Under the federal Clean Water Act passed in 1972, downstream “beneficial users” of the Santa Clara River, such as Ventura County farmers growing salt-sensitive strawberries and avocados, are entitled to uncontaminated river water.
Since 2002, state water regulators have defined “uncontaminated water” as containing no more than 100 milligrams of chloride per liter in the Santa Clara River.
Allowable chloride levels vary throughout the state, but few in the state are lower than 100 mg/L.
For the past 13 years, Santa Clarita Valley Sanitation District staffers have wrestled with various ways of meeting the 100 mg/L level for the naturally occurring component of common table salt.
The Los Angeles Regional Water Quality Control Board, which is charged with safeguarding water quality in the Los Angeles area, heard a promise from sanitation officials in October 2013 that the plan would be put in place and benchmarks met along the way.
When a benchmark is missed, the state can fine the local sanitation district tens of thousands of dollars as it did in November 2012 when it was ordered to pay a $225,000 fine for having failed to deliver on a prior promise.
The cost of such a fine would be paid by SCV ratepayers in rate increases imposed on anyone who uses SCV’s sewer system.
Environmental concerns
The SCV Sanitation District Board of Directors approved an Environmental Impact Report in October 2013 that evaluated the impacts of two actions: a Chloride Compliance Project that would meet the state mandated chloride limit and a Recycled Water Project that would enable SCV to increase its reuse of treated water that would otherwise be discharged to the river.
The 2013 EIR was challenged in court, however, and the court’s ruling delayed both projects until additional study is completed on the potential impacts to unarmored threespine stickleback, an endangered fish.
Of the district’s two projects – only the Chloride Compliance Project is subject to a regulatory deadline and fines.
To satisfy both the court and state water officials, the district unveiled its “recirculated EIR” a couple of months ago in a bid to evaluate the environmental impacts of pursuing the recycled water project separately from the Chloride Compliance Project.

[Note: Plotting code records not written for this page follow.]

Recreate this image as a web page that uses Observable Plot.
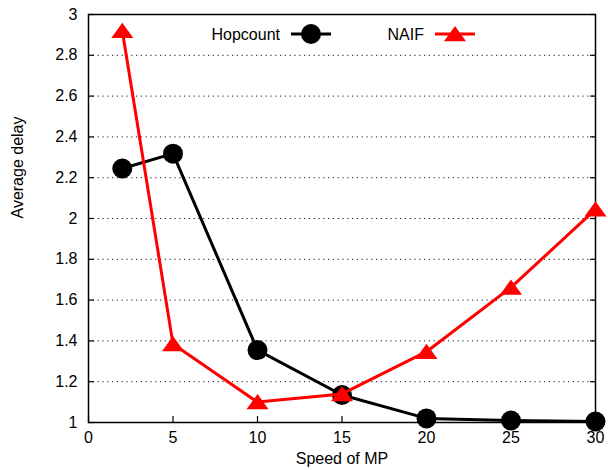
<!DOCTYPE html>
<html><head><meta charset="utf-8">
<script src="https://cdn.jsdelivr.net/npm/d3@7"></script>
<script src="https://cdn.jsdelivr.net/npm/@observablehq/plot@0.6"></script>
<style>
body{margin:0;background:#fff}
#c{position:relative;width:608px;height:470px}
svg{font-family:"Liberation Sans",Arial,Helvetica,sans-serif}
</style>
</head><body><div id="c"></div>
<script>
const speeds = [2, 5, 10, 15, 20, 25, 30];
const hopcount = [2.245, 2.318, 1.355, 1.135, 1.02, 1.01, 1.005];
const naif = [2.92, 1.385, 1.10, 1.14, 1.347, 1.662, 2.045];
const seriesNames = ["Hopcount", "NAIF"];
const seriesColors = ["#000000", "#ff0000"];
const xTicks = [0, 5, 10, 15, 20, 25, 30];
const yTicks = [1, 1.2, 1.4, 1.6, 1.8, 2, 2.2, 2.4, 2.6, 2.8, 3];
const gridTicks = yTicks.slice(1, -1);
const xLabel = "Speed of MP";
const yLabel = "Average delay";

const hopData = speeds.map((s, i) => ({x: s, y: hopcount[i]}));
const naifData = speeds.map((s, i) => ({x: s, y: naif[i]}));

const triangle = {
  draw(ctx, size) {
    const s = Math.sqrt(size / Math.PI);
    ctx.moveTo(0, -s);
    ctx.lineTo(1.375 * s, 0.9 * s);
    ctx.lineTo(-1.375 * s, 0.9 * s);
    ctx.closePath();
  }
};

const FS = 16;
const chart = Plot.plot({
  width: 608,
  height: 470,
  marginLeft: 88,
  marginRight: 13,
  marginTop: 14,
  marginBottom: 48,
  x: {domain: [0, 30]},
  y: {domain: [1, 3]},
  style: {fontFamily: '"Liberation Sans",Arial,Helvetica,sans-serif', fontSize: FS + "px", color: "#000"},
  marks: [
    Plot.ruleY(gridTicks, {stroke: "#000", strokeWidth: 1, strokeDasharray: "1.2,3.6", strokeOpacity: 0.9}),
    Plot.axisX({ticks: xTicks, tickSize: -6, tickPadding: 15, tickFormat: d => String(d), label: null, fontSize: FS, strokeWidth: 1.2}),
    Plot.axisY({ticks: yTicks, tickSize: -6, tickPadding: 17, tickFormat: d => String(+d.toFixed(1)), label: null, fontSize: FS, strokeWidth: 1.2}),
    Plot.axisY({anchor: "right", ticks: yTicks, tickSize: -6, tickFormat: () => "", label: null, strokeWidth: 1.2}),
    Plot.frame({stroke: "#000", strokeWidth: 1.5}),
    Plot.line(hopData, {x: "x", y: "y", stroke: seriesColors[0], strokeWidth: 3}),
    Plot.dot(hopData, {x: "x", y: "y", r: 10, fill: seriesColors[0], stroke: "none"}),
    Plot.line(naifData, {x: "x", y: "y", stroke: seriesColors[1], strokeWidth: 3}),
    Plot.dot(naifData, {x: "x", y: "y", r: 8, symbol: triangle, fill: seriesColors[1], stroke: "none"}),
    Plot.text([yLabel], {frameAnchor: "left", dx: -71, rotate: -90, fontSize: FS, fill: "#000"}),
    Plot.text([xLabel], {frameAnchor: "bottom", dy: 41, fontSize: FS, fill: "#000"})
  ]
});
document.getElementById("c").appendChild(chart);

// legend inside the plot frame
const svg = d3.select(chart);
const leg = svg.append("g");
const items = [
  {name: seriesNames[0], color: seriesColors[0], textEnd: 280, x0: 291, x1: 331, cy: 34, kind: "circle"},
  {name: seriesNames[1], color: seriesColors[1], textEnd: 424, x0: 435, x1: 475, cy: 34, kind: "triangle"}
];
items.forEach(it => {
  leg.append("text").attr("x", it.textEnd).attr("y", it.cy).attr("dy", "0.35em")
    .attr("text-anchor", "end").attr("font-size", FS).attr("fill", "#000").text(it.name);
  leg.append("line").attr("x1", it.x0).attr("x2", it.x1).attr("y1", it.cy).attr("y2", it.cy)
    .attr("stroke", it.color).attr("stroke-width", 3);
  const cx = (it.x0 + it.x1) / 2;
  if (it.kind === "circle") {
    leg.append("circle").attr("cx", cx).attr("cy", it.cy).attr("r", 10).attr("fill", it.color);
  } else {
    const p = d3.path(); triangle.draw(p, 64 * Math.PI);
    leg.append("path").attr("d", p.toString()).attr("transform", `translate(${cx},${it.cy})`).attr("fill", it.color);
  }
});
</script>
</body></html>
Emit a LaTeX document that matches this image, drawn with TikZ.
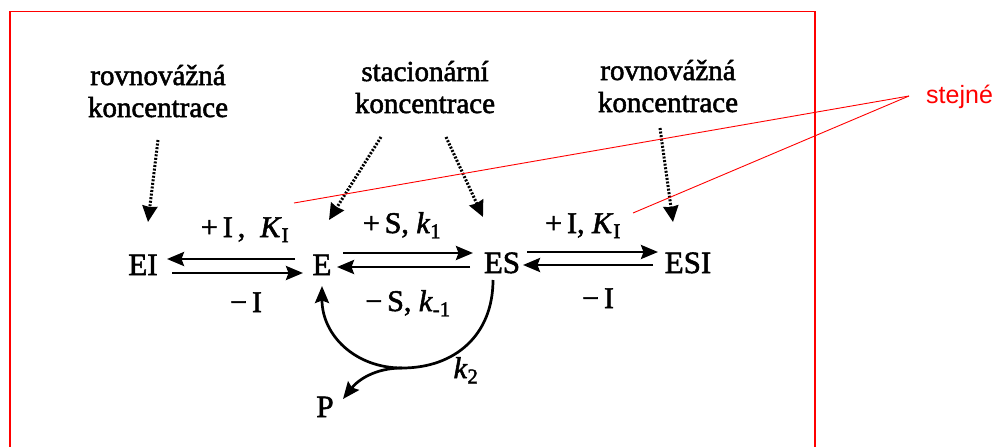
\documentclass[tikz,border=0pt]{standalone}
\usepackage{fontspec}
\setmainfont{Liberation Serif}[FakeBold=1.8]
\newfontfamily\redsans{Liberation Sans}
\usetikzlibrary{arrows.meta}
\begin{document}
\begin{tikzpicture}[x=1pt,y=-1pt,
  lbl/.style={inner sep=0pt,anchor=base,font=\fontsize{30}{32}\selectfont},
  spc/.style={inner sep=0pt,anchor=base,font=\fontsize{31}{33}\selectfont},
  txt/.style={inner sep=0pt,anchor=base,align=center,font=\fontsize{29}{32}\selectfont},
  rxn/.style={line width=2.7pt,-{Stealth[length=17pt,width=14pt,inset=2.5pt]}},
  dotarr/.style={line width=3pt,dash pattern=on 2pt off 1.6pt,-{Stealth[length=16pt,width=15pt,inset=1pt]}},
  redline/.style={red,line width=0.9pt}]
\useasboundingbox (0,0) rectangle (999,447);
\draw[red,line width=1.4pt] (10,460) -- (10,11.5) -- (815,11.5) -- (815,460);
% species
\node[spc] (EI) at (143,275) {EI};
\node[spc] (E) at (322,275) {E};
\node[spc] (ES) at (502,273) {ES};
\node[spc] (ESI) at (688,273) {ESI};
\node[spc] (P) at (325,417) {P};
% top texts
\node[txt] (t1) at (158,117) {rovnovážná\\koncentrace};
\node[txt] (t2) at (425,113) {stacionární\\koncentrace};
\node[txt] (t3) at (668,112) {rovnovážná\\koncentrace};
\node[inner sep=0pt,anchor=base west,text=red,font=\redsans\fontsize{25}{27}\selectfont] (st) at (926,103) {stejné};
% labels
\node[lbl] (l1) at (245,237) {+\,I\,,\ \ \textit{K}\textsubscript{I}};
\node[lbl] (l2) at (246,312) {−\,I};
\node[lbl] (l3) at (402,233) {+\,S,\ \textit{k}\textsubscript{1}};
\node[lbl] (l4) at (408,311) {−\,S,\ \textit{k}\textsubscript{-1}};
\node[lbl] (l5) at (583,233) {+\,I,\ \textit{K}\textsubscript{I}};
\node[lbl] (l6) at (598,308) {−\,I};
\node[lbl] (l7) at (466,378) {\textit{k}\textsubscript{2}};
% double arrows
\coordinate (a1s) at (295,259); \coordinate (a1e) at (167,259);
\coordinate (a2s) at (172,273); \coordinate (a2e) at (303,273);
\coordinate (a3s) at (343,253); \coordinate (a3e) at (473,253);
\coordinate (a4s) at (470,267); \coordinate (a4e) at (337,267);
\coordinate (a5s) at (527,252); \coordinate (a5e) at (658,252);
\coordinate (a6s) at (653,265); \coordinate (a6e) at (523,265);
\draw[rxn] (a1s) -- (a1e);
\draw[rxn] (a2s) -- (a2e);
\draw[rxn] (a3s) -- (a3e);
\draw[rxn] (a4s) -- (a4e);
\draw[rxn] (a5s) -- (a5e);
\draw[rxn] (a6s) -- (a6e);
% dotted arrows
\coordinate (d1s) at (158,140); \coordinate (d1e) at (148,222);
\coordinate (d2s) at (381,137); \coordinate (d2e) at (329,220);
\coordinate (d3s) at (446,137); \coordinate (d3e) at (483,217);
\coordinate (d4s) at (660,128); \coordinate (d4e) at (673,222);
\draw[dotarr] (d1s) -- (d1e);
\draw[dotarr] (d2s) -- (d2e);
\draw[dotarr] (d3s) -- (d3e);
\draw[dotarr] (d4s) -- (d4e);
% curve ES -> E and branch to P
\coordinate (cs) at (493,280);
\coordinate (cb) at (402,368);
\coordinate (ce) at (322,286);
\coordinate (pe) at (343,399);
\draw[rxn] (cs) .. controls (493,335) and (455,368) .. (cb) .. controls (355,368) and (322,335) .. (ce);
\draw[rxn] (cb) .. controls (375,368) and (358,380) .. (pe);
% red lines
\coordinate (rv) at (909,96);
\coordinate (r1) at (294,203);
\coordinate (r2) at (633,213);
\draw[redline] (rv) -- (r1);
\draw[redline] (rv) -- (r2);
\end{tikzpicture}
\end{document}
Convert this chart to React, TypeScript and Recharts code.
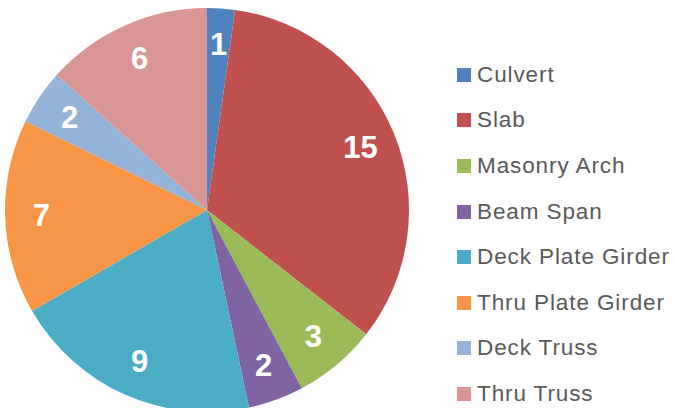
import React from 'react';
import { PieChart, Pie, Cell, Legend } from 'recharts';

const categories = [
  'Culvert',
  'Slab',
  'Masonry Arch',
  'Beam Span',
  'Deck Plate Girder',
  'Thru Plate Girder',
  'Deck Truss',
  'Thru Truss',
];
const counts = [1, 15, 3, 2, 9, 7, 2, 6];
const colors = ['#4F81BD', '#C0504D', '#9BBB59', '#8064A2', '#4BACC6', '#F79646', '#95B3D7', '#D99694'];

const data = categories.map((name, i) => ({ name, value: counts[i] }));

const RADIAN = Math.PI / 180;

function SliceLabel(props: any) {
  const { cx, cy, midAngle, outerRadius, value } = props;
  const r = outerRadius * 0.82;
  const x = cx + r * Math.cos(-midAngle * RADIAN);
  const y = cy + r * Math.sin(-midAngle * RADIAN);
  return (
    <text
      x={x}
      y={y}
      fill="#fff"
      textAnchor="middle"
      dominantBaseline="central"
      fontFamily="'Liberation Sans', Arial, sans-serif"
      fontWeight="bold"
      fontSize={31}
    >
      {value}
    </text>
  );
}

// legend drawn in the category order, not the sorted payload
function LegendList() {
  return (
    <div style={{ fontFamily: "'Liberation Sans', Arial, sans-serif" }}>
      {categories.map((name, i) => (
        <div key={name} style={{ display: 'flex', alignItems: 'center', height: 45.6 }}>
          <span style={{ width: 14, height: 14, background: colors[i], display: 'inline-block', marginRight: 6 }} />
          <span style={{ fontSize: 22.5, lineHeight: '20px', color: '#595959', letterSpacing: 0.9 }}>{name}</span>
        </div>
      ))}
    </div>
  );
}

export default function App() {
  return (
    <div style={{ position: 'absolute', left: 0, top: 0, width: 676, height: 408, background: '#fff' }}>
      <PieChart width={676} height={408}>
        <Pie
          data={data}
          dataKey="value"
          nameKey="name"
          cx={202}
          cy={205}
          outerRadius={202}
          startAngle={90}
          endAngle={-270}
          stroke="none"
          labelLine={false}
          label={SliceLabel}
          isAnimationActive={false}
        >
          {data.map((d, i) => (
            <Cell key={d.name} fill={colors[i]} />
          ))}
        </Pie>
        <Legend
          layout="vertical"
          content={<LegendList />}
          wrapperStyle={{ left: 457, top: 52, width: 219 }}
        />
      </PieChart>
    </div>
  );
}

The recirculated environmental report concluded that separating the recycled water project from the chloride reduction project would reduce impacts relative to those previously identified and would not result in any new mitigation measures.
The plan worked and the two projects were separated.
The district’s plans pertaining to recycled water will have to wait.
“The public didn’t get its (promised) recycled water,” Weste said Thursday, noting that it will receive that recycled water later.